I’m just sharing about mistakes I’ve made. Maybe you can relate, or maybe this will help prevent you from making the same ones!
It’s never good to go to our best friend or family to tattle when fighting with our spouse. It’s our human tendency, when we feel we’ve been wronged, to want someone to side with us. But the problem is when we’ve forgiven and moved on, typically our family and/or friends haven’t. So unless it’s an abusive situation that puts us in danger, it’s best to work through it without involving others.
A good fight is healthy every now and then. I know, that sounds bad. What I mean is, it’s better to confront issues head on! Putting feelings out there rather than suppressing them can prevent bigger problems later. It’s been my experience that the longer pressure builds, the bigger the explosion when it finally breaks. Besides, the best thing about “fighting” is– you guessed it– making up!
We don’t always have to know everything! There have been times I’ve insisted on knowing. That knowledge got me in trouble. The details haunted my thoughts and caused me to make unnecessary assumptions about the issue, situation, or people involved. It’s simply not always best to know everything.
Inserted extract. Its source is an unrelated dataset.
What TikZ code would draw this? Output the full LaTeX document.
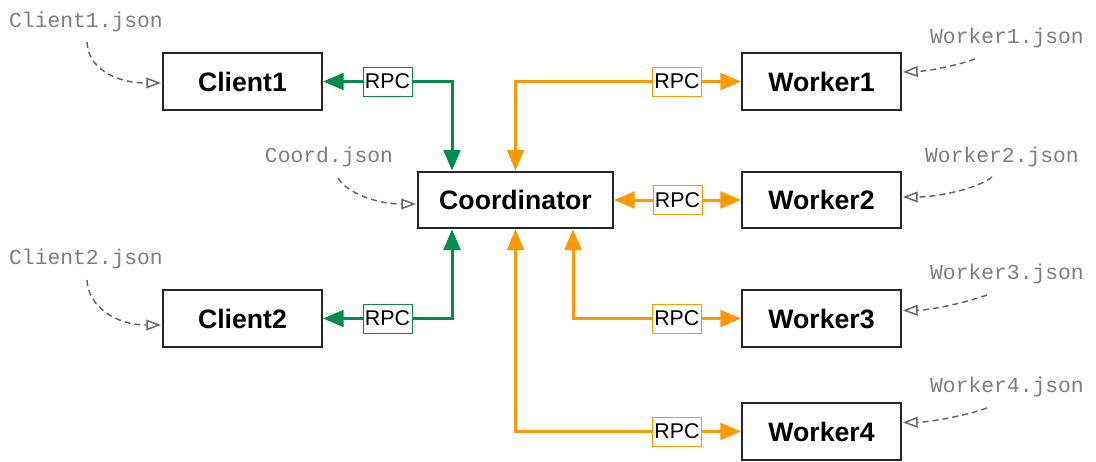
\documentclass[tikz,border=0pt]{standalone}
\usepackage{fontspec}
\setmainfont{Liberation Sans}
\setmonofont{Liberation Mono}
\usepackage{tikz}
\usetikzlibrary{calc}
\usetikzlibrary{positioning}
\usetikzlibrary{arrows.meta}

\definecolor{rpcgreen}{RGB}{0,140,75}
\definecolor{rpcorange}{RGB}{255,153,0}
\definecolor{cfggrey}{RGB}{100,100,100}
\definecolor{cfgtext}{RGB}{125,125,125}

\begin{document}
\begin{tikzpicture}[x=0.75pt,y=0.75pt,yscale=-1,xscale=1,
    proc/.style={draw=black!85, line width=1.5pt, fill=white, minimum height=42.5pt, inner sep=0pt, font=\fontsize{20}{24}\selectfont\bfseries},
    rpc/.style={draw=#1, line width=0.75pt, fill=white, text=black, inner sep=0pt, minimum width=36.75pt, minimum height=21.75pt, font=\fontsize{16}{19}\selectfont},
    cfg/.style={text=cfgtext, inner sep=0.75pt, font=\fontsize{16}{19}\selectfont\ttfamily},
    cfgline/.style={draw=cfggrey, line width=1.1pt, dash pattern=on 4.5pt off 3pt, -{Triangle[open, length=11pt, width=8pt]}},
    gline/.style={draw=rpcgreen, line width=2.25pt, {Triangle[length=15.5pt, width=12.5pt]}-{Triangle[length=15.5pt, width=12.5pt]}},
    oline/.style={draw=rpcorange, line width=2.25pt, {Triangle[length=15.5pt, width=12.5pt]}-{Triangle[length=15.5pt, width=12.5pt]}}
]
    \useasboundingbox (0,0) rectangle (1096,461);

    %Shape: Rectangle
    \node[proc, minimum width=146.25pt] (coord) at (515.5,200) {Coordinator};
    \node[proc, minimum width=119.25pt] (client1) at (242.5,81.5) {Client1};
    \node[proc, minimum width=119.25pt] (client2) at (242.5,318.5) {Client2};
    \node[proc, minimum width=119.25pt] (worker1) at (821.5,81.5) {Worker1};
    \node[proc, minimum width=119.25pt] (worker2) at (821.5,200) {Worker2};
    \node[proc, minimum width=119.25pt] (worker3) at (821.5,318.5) {Worker3};
    \node[proc, minimum width=119.25pt] (worker4) at (821.5,431.5) {Worker4};

    %Connector: RPC links
    \draw[gline] ($(coord.north)+(-63.5,0)$) |- node[rpc=rpcgreen, pos=0.75] {RPC} (client1.east);
    \draw[gline] ($(coord.south)+(-63.5,0)$) |- node[rpc=rpcgreen, pos=0.75] {RPC} (client2.east);
    \draw[oline] (coord.north) |- node[rpc=rpcorange, pos=0.858] {RPC} (worker1.west);
    \draw[oline] (coord.east) -- node[rpc=rpcorange] {RPC} (worker2.west);
    \draw[oline] ($(coord.south)+(57.5,0)$) |- node[rpc=rpcorange, pos=0.809] {RPC} (worker3.west);
    \draw[oline] (coord.south) |- node[rpc=rpcorange, pos=0.858] {RPC} (worker4.west);

    % Text Node
    \draw (86,22) node[cfg] (c1file) {Client1.json};
    % Text Node
    \draw (86,259) node[cfg] (c2file) {Client2.json};
    % Text Node
    \draw (329,157) node[cfg] (cofile) {Coord.json};
    % Text Node
    \draw (1007,38) node[cfg] (w1file) {Worker1.json};
    % Text Node
    \draw (1002,157) node[cfg] (w2file) {Worker2.json};
    % Text Node
    \draw (1007,274) node[cfg] (w3file) {Worker3.json};
    % Text Node
    \draw (1007,387) node[cfg] (w4file) {Worker4.json};

    %Curve: config files
    \coordinate (c1tail) at (87,42);
    \coordinate (c2tail) at (87,280);
    \coordinate (cotail) at (338,178);
    \coordinate (w1tail) at (975,59);
    \coordinate (w2tail) at (992,177);
    \coordinate (w3tail) at (987,295);
    \coordinate (w4tail) at (987,408);
    \draw[cfgline] (c1tail) .. controls (88,68) and (115,83) .. ($(client1.west)+(-1,1.5)$);
    \draw[cfgline] (c2tail) .. controls (88,306) and (115,325) .. ($(client2.west)+(-1,6.5)$);
    \draw[cfgline] (cotail) .. controls (346,192) and (375,204) .. ($(coord.west)+(-1,4)$);
    \draw[cfgline] (w1tail) .. controls (958,65) and (930,71) .. ($(worker1.east)+(1,-9.5)$);
    \draw[cfgline] (w2tail) .. controls (975,190) and (935,197) .. ($(worker2.east)+(1,-3)$);
    \draw[cfgline] (w3tail) .. controls (968,302) and (932,310) .. ($(worker3.east)+(1,-8)$);
    \draw[cfgline] (w4tail) .. controls (968,415) and (932,422) .. ($(worker4.east)+(1,-9)$);

\end{tikzpicture}
\end{document}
With that said, it’s not always necessary to share everything either. With other people, some things are better filtered and left unsaid. Then with our spouses, we should be an open book. They really should know everything there is to know about us.
It’s unhealthy to argue in front of our children. Once a few years ago, my children were about 4 and 5 years old. My husband and I started arguing over dinner. Tempers got away from us and before we knew it, we were tossing salad–and I don’t mean in a bowl. Salad, bowls included, flew across the room. I guess it’s unnecessary to share who threw theirs first, but my point is, my children never forgot it. They still mention it from time to time. I vowed that day that would never happen again– the throwing or the arguing– in front of our kids. The result has been pausing in their presence, then later discussing things behind closed doors in a more civilized manner!
We should never put a friendship before our marriage relationship. I’ve done this, and it eventually caused issues in my marriage. Maybe that’s another blog for another day. But, we should value our marriage by prioritizing quality time and confiding in our spouse more than we would a friend.
Insecurity isn’t attractive. Insecure women tend to overreact and nag, and both drive men crazy (and not in a good way). Remember, if you’re husband chose to marry you, it’s because he wanted you. He loves you. Besides, we should never depend on our spouse for our security anyway. That’s something that can only come from our relationship with God. And God-confidence is definitely attractive!
“A wife of noble character who can find? She is worth far more than rubies. Her husband has full confidence in her and lacks nothing of value. She brings him good, not harm, all the days of her life./ She is clothed with strength and dignity (confidence); she can laugh at the days to come. She speaks with wisdom, and faithful instruction is on her tongue./ Her children arise and call her blessed; her husband also, and he praises her…” Proverbs 31:10-12, 25-26, 28
Is there anything you’ve learned the hard way?